* _Collected material_
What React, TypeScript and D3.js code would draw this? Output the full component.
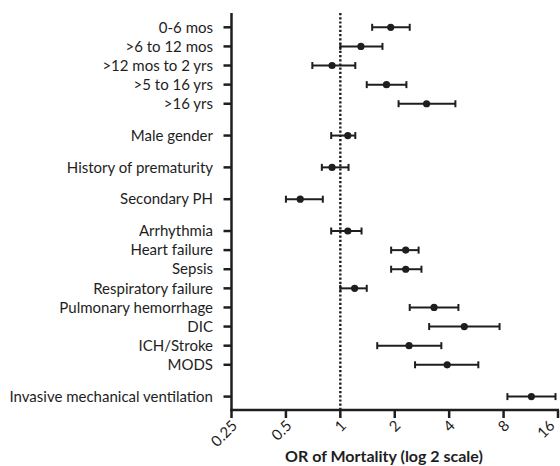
import { useRef, useEffect } from "react";
import * as d3 from "d3";

// groups of rows, a gap is drawn between groups
const GROUPS: string[][] = [
  ["0-6 mos", ">6 to 12 mos", ">12 mos to 2 yrs", ">5 to 16 yrs", ">16 yrs"],
  ["Male gender"],
  ["History of prematurity"],
  ["Secondary PH"],
  ["Arrhythmia", "Heart failure", "Sepsis", "Respiratory failure", "Pulmonary hemorrhage", "DIC", "ICH/Stroke", "MODS"],
  ["Invasive mechanical ventilation"],
];

const OR = [1.9, 1.3, 0.9, 1.8, 3.0, 1.1, 0.9, 0.6, 1.1, 2.3, 2.3, 1.2, 3.3, 4.85, 2.4, 3.9, 11.4];
const LOW = [1.5, 1.0, 0.7, 1.4, 2.1, 0.89, 0.79, 0.5, 0.89, 1.91, 1.91, 1.0, 2.42, 3.1, 1.6, 2.59, 8.4];
const HIGH = [2.42, 1.71, 1.21, 2.32, 4.33, 1.21, 1.11, 0.8, 1.31, 2.71, 2.81, 1.4, 4.5, 7.6, 3.62, 5.8, 15.5];

const X_TICKS = [0.25, 0.5, 1, 2, 4, 8, 16];
const X_TICK_LABELS = ["0.25", "0.5", "1", "2", "4", "8", "16"];

const FONT = "Lato, 'Open Sans', sans-serif";
const INK = "#1e1e1e";

export default function App() {
  const svgRef = useRef<SVGSVGElement>(null);

  useEffect(() => {
    document.body.style.margin = "0";
    const W = 560;
    const H = 466;
    const svg = d3.select(svgRef.current).attr("width", W).attr("height", H);
    svg.selectAll("*").remove();

    // slot positions: 1 unit per row, bigger step between groups
    const GAP = 1.665;
    const rows: { label: string; slot: number }[] = [];
    let s = 0;
    GROUPS.forEach((g, gi) => {
      if (gi > 0) s += GAP - 1;
      g.forEach((label) => {
        rows.push({ label, slot: s });
        s += 1;
      });
    });
    const lastSlot = rows[rows.length - 1].slot;

    const x = d3.scaleLog().base(2).domain([0.25, 16]).range([231.5, 558]);
    const y = d3.scaleLinear().domain([0, lastSlot]).range([27.3, 396.6]);

    const axisX = 231.5;
    const axisY = 410;
    const top = 13;

    // reference line at OR = 1
    svg.append("line")
      .attr("x1", x(1)).attr("x2", x(1))
      .attr("y1", top).attr("y2", axisY)
      .attr("stroke", INK).attr("stroke-width", 2.4)
      .attr("stroke-dasharray", "2.2,2");

    // y axis
    svg.append("line")
      .attr("x1", axisX).attr("x2", axisX)
      .attr("y1", top).attr("y2", axisY + 1.25)
      .attr("stroke", INK).attr("stroke-width", 2.5);

    rows.forEach((r) => {
      const yy = y(r.slot);
      svg.append("line")
        .attr("x1", axisX - 8).attr("x2", axisX)
        .attr("y1", yy).attr("y2", yy)
        .attr("stroke", INK).attr("stroke-width", 2.5);
      svg.append("text")
        .attr("x", axisX - 18.5).attr("y", yy)
        .attr("dy", "0.35em")
        .attr("text-anchor", "end")
        .attr("font-family", FONT).attr("font-size", 15)
        .attr("fill", INK)
        .text(r.label);
    });

    // x axis
    svg.append("line")
      .attr("x1", axisX - 1.25).attr("x2", 559)
      .attr("y1", axisY).attr("y2", axisY)
      .attr("stroke", INK).attr("stroke-width", 2.5);

    X_TICKS.forEach((t, i) => {
      const xx = Math.min(x(t), 558.5);
      svg.append("line")
        .attr("x1", xx).attr("x2", xx)
        .attr("y1", axisY).attr("y2", axisY + 8)
        .attr("stroke", INK).attr("stroke-width", 2.5);
      const tx = i === X_TICKS.length - 1 ? xx - 6 : xx + 3;
      svg.append("text")
        .attr("transform", `translate(${tx},${axisY + 13}) rotate(-45)`)
        .attr("text-anchor", "end")
        .attr("dy", "0.35em")
        .attr("font-family", FONT).attr("font-size", 15)
        .attr("fill", INK)
        .text(X_TICK_LABELS[i]);
    });

    svg.append("text")
      .attr("x", 384).attr("y", 462)
      .attr("text-anchor", "middle")
      .attr("font-family", FONT).attr("font-size", 16).attr("font-weight", 700)
      .attr("fill", INK)
      .text("OR of Mortality (log 2 scale)");

    // error bars
    const g = svg.append("g");
    rows.forEach((r, i) => {
      const yy = y(r.slot);
      const x0 = x(LOW[i]);
      const x1 = x(HIGH[i]);
      g.append("line")
        .attr("x1", x0).attr("x2", x1).attr("y1", yy).attr("y2", yy)
        .attr("stroke", INK).attr("stroke-width", 2);
      [x0, x1].forEach((cx) => {
        g.append("line")
          .attr("x1", cx).attr("x2", cx).attr("y1", yy - 3.5).attr("y2", yy + 3.5)
          .attr("stroke", INK).attr("stroke-width", 2);
      });
      g.append("circle")
        .attr("cx", x(OR[i])).attr("cy", yy).attr("r", 3.6)
        .attr("fill", INK);
    });
  }, []);

  return <svg ref={svgRef} style={{ display: "block" }} />;
}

* _Written exercise_
Exclude the pictures, and transcribe all of the material exactly.

* _Task response_
What React, TypeScript and D3.js code would draw this? Output the full component.
import { useRef, useEffect } from "react";
import * as d3 from "d3";

// groups of rows, a gap is drawn between groups
const GROUPS: string[][] = [
  ["0-6 mos", ">6 to 12 mos", ">12 mos to 2 yrs", ">5 to 16 yrs", ">16 yrs"],
  ["Male gender"],
  ["History of prematurity"],
  ["Secondary PH"],
  ["Arrhythmia", "Heart failure", "Sepsis", "Respiratory failure", "Pulmonary hemorrhage", "DIC", "ICH/Stroke", "MODS"],
  ["Invasive mechanical ventilation"],
];

const OR = [1.9, 1.3, 0.9, 1.8, 3.0, 1.1, 0.9, 0.6, 1.1, 2.3, 2.3, 1.2, 3.3, 4.85, 2.4, 3.9, 11.4];
const LOW = [1.5, 1.0, 0.7, 1.4, 2.1, 0.89, 0.79, 0.5, 0.89, 1.91, 1.91, 1.0, 2.42, 3.1, 1.6, 2.59, 8.4];
const HIGH = [2.42, 1.71, 1.21, 2.32, 4.33, 1.21, 1.11, 0.8, 1.31, 2.71, 2.81, 1.4, 4.5, 7.6, 3.62, 5.8, 15.5];

const X_TICKS = [0.25, 0.5, 1, 2, 4, 8, 16];
const X_TICK_LABELS = ["0.25", "0.5", "1", "2", "4", "8", "16"];

const FONT = "Lato, 'Open Sans', sans-serif";
const INK = "#1e1e1e";

export default function App() {
  const svgRef = useRef<SVGSVGElement>(null);

  useEffect(() => {
    document.body.style.margin = "0";
    const W = 560;
    const H = 466;
    const svg = d3.select(svgRef.current).attr("width", W).attr("height", H);
    svg.selectAll("*").remove();

    // slot positions: 1 unit per row, bigger step between groups
    const GAP = 1.665;
    const rows: { label: string; slot: number }[] = [];
    let s = 0;
    GROUPS.forEach((g, gi) => {
      if (gi > 0) s += GAP - 1;
      g.forEach((label) => {
        rows.push({ label, slot: s });
        s += 1;
      });
    });
    const lastSlot = rows[rows.length - 1].slot;

    const x = d3.scaleLog().base(2).domain([0.25, 16]).range([231.5, 558]);
    const y = d3.scaleLinear().domain([0, lastSlot]).range([27.3, 396.6]);

    const axisX = 231.5;
    const axisY = 410;
    const top = 13;

    // reference line at OR = 1
    svg.append("line")
      .attr("x1", x(1)).attr("x2", x(1))
      .attr("y1", top).attr("y2", axisY)
      .attr("stroke", INK).attr("stroke-width", 2.4)
      .attr("stroke-dasharray", "2.2,2");

    // y axis
    svg.append("line")
      .attr("x1", axisX).attr("x2", axisX)
      .attr("y1", top).attr("y2", axisY + 1.25)
      .attr("stroke", INK).attr("stroke-width", 2.5);

    rows.forEach((r) => {
      const yy = y(r.slot);
      svg.append("line")
        .attr("x1", axisX - 8).attr("x2", axisX)
        .attr("y1", yy).attr("y2", yy)
        .attr("stroke", INK).attr("stroke-width", 2.5);
      svg.append("text")
        .attr("x", axisX - 18.5).attr("y", yy)
        .attr("dy", "0.35em")
        .attr("text-anchor", "end")
        .attr("font-family", FONT).attr("font-size", 15)
        .attr("fill", INK)
        .text(r.label);
    });

    // x axis
    svg.append("line")
      .attr("x1", axisX - 1.25).attr("x2", 559)
      .attr("y1", axisY).attr("y2", axisY)
      .attr("stroke", INK).attr("stroke-width", 2.5);

    X_TICKS.forEach((t, i) => {
      const xx = Math.min(x(t), 558.5);
      svg.append("line")
        .attr("x1", xx).attr("x2", xx)
        .attr("y1", axisY).attr("y2", axisY + 8)
        .attr("stroke", INK).attr("stroke-width", 2.5);
      const tx = i === X_TICKS.length - 1 ? xx - 6 : xx + 3;
      svg.append("text")
        .attr("transform", `translate(${tx},${axisY + 13}) rotate(-45)`)
        .attr("text-anchor", "end")
        .attr("dy", "0.35em")
        .attr("font-family", FONT).attr("font-size", 15)
        .attr("fill", INK)
        .text(X_TICK_LABELS[i]);
    });

    svg.append("text")
      .attr("x", 384).attr("y", 462)
      .attr("text-anchor", "middle")
      .attr("font-family", FONT).attr("font-size", 16).attr("font-weight", 700)
      .attr("fill", INK)
      .text("OR of Mortality (log 2 scale)");

    // error bars
    const g = svg.append("g");
    rows.forEach((r, i) => {
      const yy = y(r.slot);
      const x0 = x(LOW[i]);
      const x1 = x(HIGH[i]);
      g.append("line")
        .attr("x1", x0).attr("x2", x1).attr("y1", yy).attr("y2", yy)
        .attr("stroke", INK).attr("stroke-width", 2);
      [x0, x1].forEach((cx) => {
        g.append("line")
          .attr("x1", cx).attr("x2", cx).attr("y1", yy - 3.5).attr("y2", yy + 3.5)
          .attr("stroke", INK).attr("stroke-width", 2);
      });
      g.append("circle")
        .attr("cx", x(OR[i])).attr("cy", yy).attr("r", 3.6)
        .attr("fill", INK);
    });
  }, []);

  return <svg ref={svgRef} style={{ display: "block" }} />;
}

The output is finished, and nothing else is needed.